** START OF Given data **

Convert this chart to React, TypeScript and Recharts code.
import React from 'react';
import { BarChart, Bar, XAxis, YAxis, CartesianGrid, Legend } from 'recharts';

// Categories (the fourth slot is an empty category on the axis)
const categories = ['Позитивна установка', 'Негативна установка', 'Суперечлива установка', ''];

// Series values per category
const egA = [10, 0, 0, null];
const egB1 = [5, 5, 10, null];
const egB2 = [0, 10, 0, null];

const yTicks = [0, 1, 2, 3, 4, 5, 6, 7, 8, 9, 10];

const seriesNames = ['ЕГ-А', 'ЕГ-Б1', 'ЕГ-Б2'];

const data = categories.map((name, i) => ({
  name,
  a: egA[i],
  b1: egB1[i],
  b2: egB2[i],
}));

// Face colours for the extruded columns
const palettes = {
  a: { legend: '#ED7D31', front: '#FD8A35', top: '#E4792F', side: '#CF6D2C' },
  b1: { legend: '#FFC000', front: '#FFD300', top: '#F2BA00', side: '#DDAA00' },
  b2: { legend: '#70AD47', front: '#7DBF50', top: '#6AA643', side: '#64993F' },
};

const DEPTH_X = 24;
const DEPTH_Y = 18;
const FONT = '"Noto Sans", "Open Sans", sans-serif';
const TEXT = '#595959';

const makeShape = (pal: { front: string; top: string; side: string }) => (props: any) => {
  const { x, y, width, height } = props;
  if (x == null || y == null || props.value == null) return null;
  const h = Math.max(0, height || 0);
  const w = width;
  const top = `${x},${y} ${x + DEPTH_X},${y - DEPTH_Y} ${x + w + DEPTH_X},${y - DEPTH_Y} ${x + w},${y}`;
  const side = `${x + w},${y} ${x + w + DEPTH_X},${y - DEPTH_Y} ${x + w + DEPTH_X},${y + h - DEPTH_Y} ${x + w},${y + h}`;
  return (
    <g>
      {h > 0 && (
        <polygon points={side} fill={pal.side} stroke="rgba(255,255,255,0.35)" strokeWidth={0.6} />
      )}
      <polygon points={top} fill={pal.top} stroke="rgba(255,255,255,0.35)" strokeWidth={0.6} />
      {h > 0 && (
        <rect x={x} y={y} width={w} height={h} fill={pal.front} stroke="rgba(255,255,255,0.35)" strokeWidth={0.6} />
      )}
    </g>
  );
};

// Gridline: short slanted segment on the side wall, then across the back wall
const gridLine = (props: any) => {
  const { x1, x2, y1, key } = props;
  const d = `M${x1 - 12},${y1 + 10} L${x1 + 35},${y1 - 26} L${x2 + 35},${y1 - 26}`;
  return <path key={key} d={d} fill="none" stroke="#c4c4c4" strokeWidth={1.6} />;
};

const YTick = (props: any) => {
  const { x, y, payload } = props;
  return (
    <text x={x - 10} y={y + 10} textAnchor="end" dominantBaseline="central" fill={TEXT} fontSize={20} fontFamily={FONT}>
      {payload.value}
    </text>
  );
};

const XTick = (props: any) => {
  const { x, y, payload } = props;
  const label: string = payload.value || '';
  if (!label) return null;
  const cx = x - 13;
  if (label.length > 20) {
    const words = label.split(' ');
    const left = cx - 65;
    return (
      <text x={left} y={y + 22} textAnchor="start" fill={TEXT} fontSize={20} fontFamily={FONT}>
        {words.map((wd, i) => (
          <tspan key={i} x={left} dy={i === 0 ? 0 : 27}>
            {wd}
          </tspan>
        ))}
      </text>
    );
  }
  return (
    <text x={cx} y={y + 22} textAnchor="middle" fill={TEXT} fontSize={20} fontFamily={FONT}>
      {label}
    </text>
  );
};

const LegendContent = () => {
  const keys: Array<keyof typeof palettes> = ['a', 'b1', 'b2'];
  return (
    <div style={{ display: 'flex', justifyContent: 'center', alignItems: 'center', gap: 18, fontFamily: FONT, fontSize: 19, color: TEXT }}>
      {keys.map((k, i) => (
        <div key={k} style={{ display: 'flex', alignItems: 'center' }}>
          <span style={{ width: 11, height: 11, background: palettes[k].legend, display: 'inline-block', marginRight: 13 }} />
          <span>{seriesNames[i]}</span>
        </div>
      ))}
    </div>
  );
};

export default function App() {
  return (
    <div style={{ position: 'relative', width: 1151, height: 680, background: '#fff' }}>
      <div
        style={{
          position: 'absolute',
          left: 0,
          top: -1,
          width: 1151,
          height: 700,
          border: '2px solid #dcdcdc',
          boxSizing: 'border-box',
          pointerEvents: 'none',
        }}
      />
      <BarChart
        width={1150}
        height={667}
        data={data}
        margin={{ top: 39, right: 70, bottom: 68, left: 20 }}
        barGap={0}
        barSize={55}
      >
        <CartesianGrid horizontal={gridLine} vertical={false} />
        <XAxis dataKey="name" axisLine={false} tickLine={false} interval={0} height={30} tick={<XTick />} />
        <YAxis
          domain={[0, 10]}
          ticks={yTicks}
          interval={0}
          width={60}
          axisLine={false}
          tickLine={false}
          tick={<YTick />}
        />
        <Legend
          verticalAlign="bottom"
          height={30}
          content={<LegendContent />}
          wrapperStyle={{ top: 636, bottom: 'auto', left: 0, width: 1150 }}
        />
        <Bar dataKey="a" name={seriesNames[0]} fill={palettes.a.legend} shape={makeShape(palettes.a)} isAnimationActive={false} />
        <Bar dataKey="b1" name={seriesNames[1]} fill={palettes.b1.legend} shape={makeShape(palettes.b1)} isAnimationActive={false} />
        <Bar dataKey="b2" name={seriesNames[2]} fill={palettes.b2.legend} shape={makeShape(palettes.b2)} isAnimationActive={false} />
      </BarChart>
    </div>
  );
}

** END OF Given data **
** START OF Given data **

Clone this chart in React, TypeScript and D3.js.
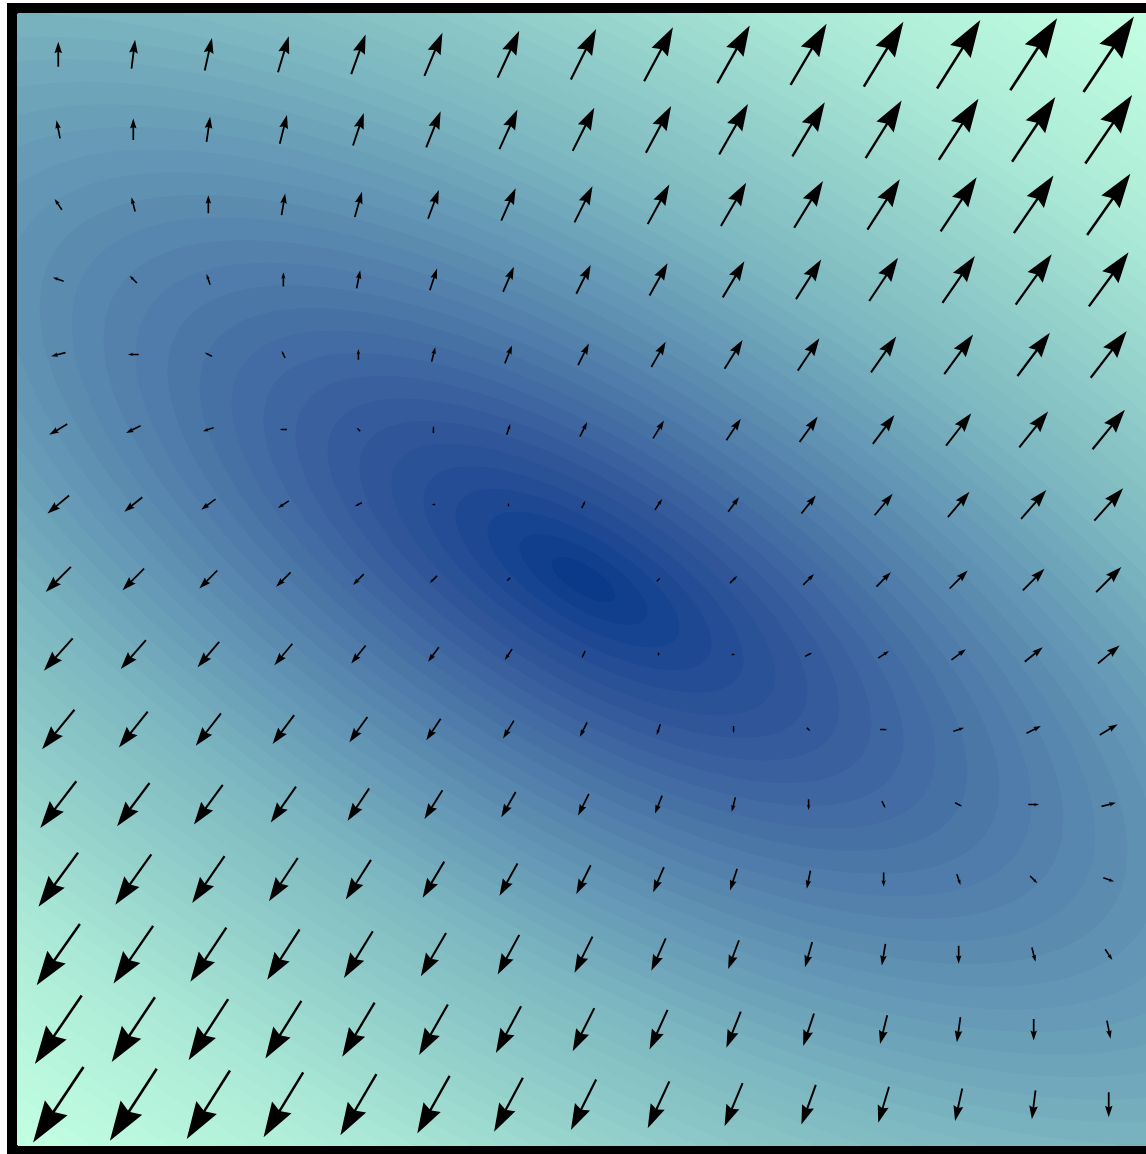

** END OF Given data **

List the lines that contain the word "React".

[Expected answer]
Convert this chart to React, TypeScript and Recharts code.
import React from 'react';
Clone this chart in React, TypeScript and D3.js.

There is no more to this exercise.